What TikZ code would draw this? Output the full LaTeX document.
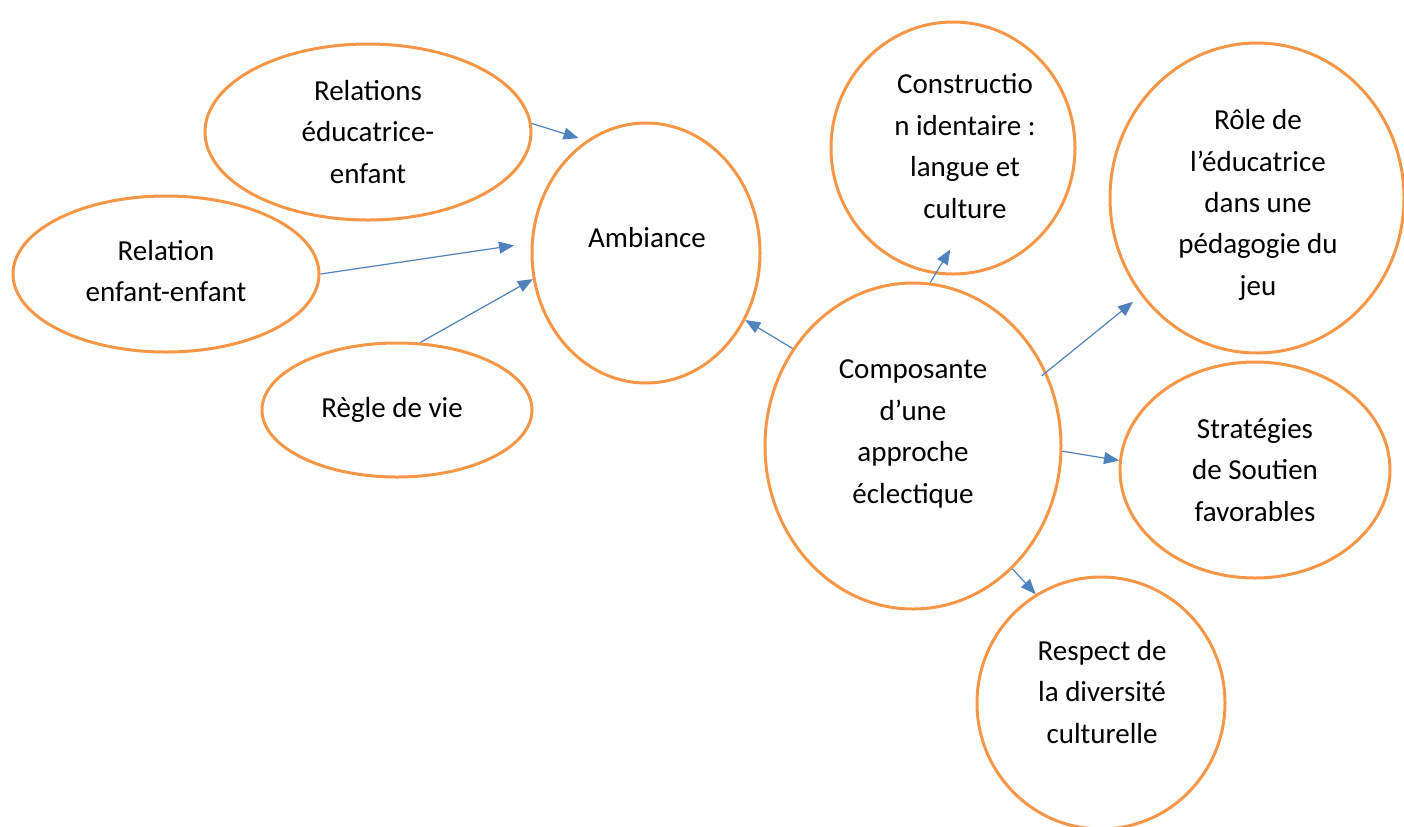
\documentclass[tikz,border=0pt]{standalone}
\usepackage{fontspec}
\setmainfont{Carlito}
\usetikzlibrary{shapes.geometric,arrows.meta}
\definecolor{bubbleorange}{HTML}{F79646}
\definecolor{linkblue}{HTML}{4F81BD}

\begin{document}
\begin{tikzpicture}[
  x=0.5pt, y=-0.5pt,
  bubble/.style={ellipse, draw=bubbleorange, line width=1.5pt, inner sep=0pt},
  lbl/.style={align=center, font=\fontsize{14.5}{20.7}\selectfont, inner sep=0pt},
  link/.style={draw=linkblue, line width=0.6pt, -{Triangle[length=7.5pt,width=6pt]}}
]
  \useasboundingbox (0,0) rectangle (1404,826);

  % Bubbles (left group)
  \node (rel) at (368,132) [bubble, minimum width=163pt, minimum height=88pt] {};
  \node (renf) at (166,274) [bubble, minimum width=153pt, minimum height=78pt] {};
  \node (regle) at (397,410) [bubble, minimum width=135pt, minimum height=67pt] {};
  \node (amb) at (646,253) [bubble, minimum width=114pt, minimum height=130pt] {};

  % Bubbles (right group)
  \node (constr) at (953,148) [bubble, minimum width=122pt, minimum height=126pt] {};
  \node (role) at (1257,198) [bubble, minimum width=147pt, minimum height=155pt] {};
  \node (comp) at (913,446) [bubble, minimum width=148pt, minimum height=163pt] {};
  \node (strat) at (1255,470) [bubble, minimum width=135pt, minimum height=108pt] {};
  \node (resp) at (1101,703) [bubble, minimum width=124pt, minimum height=126pt] {};

  % Labels
  \node (rel-t) at (368,132) [lbl] {Relations\\éducatrice-\\enfant};
  \node (renf-t) at (166,271) [lbl] {Relation\\enfant-enfant};
  \node (regle-t) at (392,410) [lbl] {Règle de vie};
  \node (amb-t) at (647,238) [lbl] {Ambiance};
  \node (constr-t) at (965,146) [lbl] {Constructio\\n identaire :\\langue et\\culture};
  \node (role-t) at (1258,205) [lbl] {Rôle de\\l’éducatrice\\dans une\\pédagogie du\\jeu};
  \node (comp-t) at (913,434) [lbl] {Composante\\d’une\\approche\\éclectique};
  \node (strat-t) at (1255,470) [lbl] {Stratégies\\de Soutien\\favorables};
  \node (resp-t) at (1102,692) [lbl] {Respect de\\la diversité\\culturelle};

  % Links into Ambiance
  \draw [link, shorten >=4pt] (rel.3.5) -- (amb.118);
  \draw [link, shorten >=8.5pt] (renf.0) -- (amb.175.6);
  \draw [link] (regle.71) -- (amb.193);
  \draw [link] (comp.141.6) -- (amb.-34);

  % Links out of Composante
  \draw [link, shorten >=-14.5pt] (comp.84) -- (constr.262.3);
  \draw [link, shorten <=-3pt, shorten >=5pt] (comp.29.5) -- (role.220.7);
  \draw [link] (comp.-2) -- (strat.176.5);
  \draw [link] (comp.-51) -- (resp.121);

\end{tikzpicture}
\end{document}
◇ ◇ ◇ ◇
## Problem requirements
Set down again, exactly, the lines of the material above from its first line to the one with "(0,0) rectangle (1404,826);", inclusive. Leave the pictures out.

## Result
What TikZ code would draw this? Output the full LaTeX document.
\documentclass[tikz,border=0pt]{standalone}
\usepackage{fontspec}
\setmainfont{Carlito}
\usetikzlibrary{shapes.geometric,arrows.meta}
\definecolor{bubbleorange}{HTML}{F79646}
\definecolor{linkblue}{HTML}{4F81BD}

\begin{document}
\begin{tikzpicture}[
  x=0.5pt, y=-0.5pt,
  bubble/.style={ellipse, draw=bubbleorange, line width=1.5pt, inner sep=0pt},
  lbl/.style={align=center, font=\fontsize{14.5}{20.7}\selectfont, inner sep=0pt},
  link/.style={draw=linkblue, line width=0.6pt, -{Triangle[length=7.5pt,width=6pt]}}
]
  \useasboundingbox (0,0) rectangle (1404,826);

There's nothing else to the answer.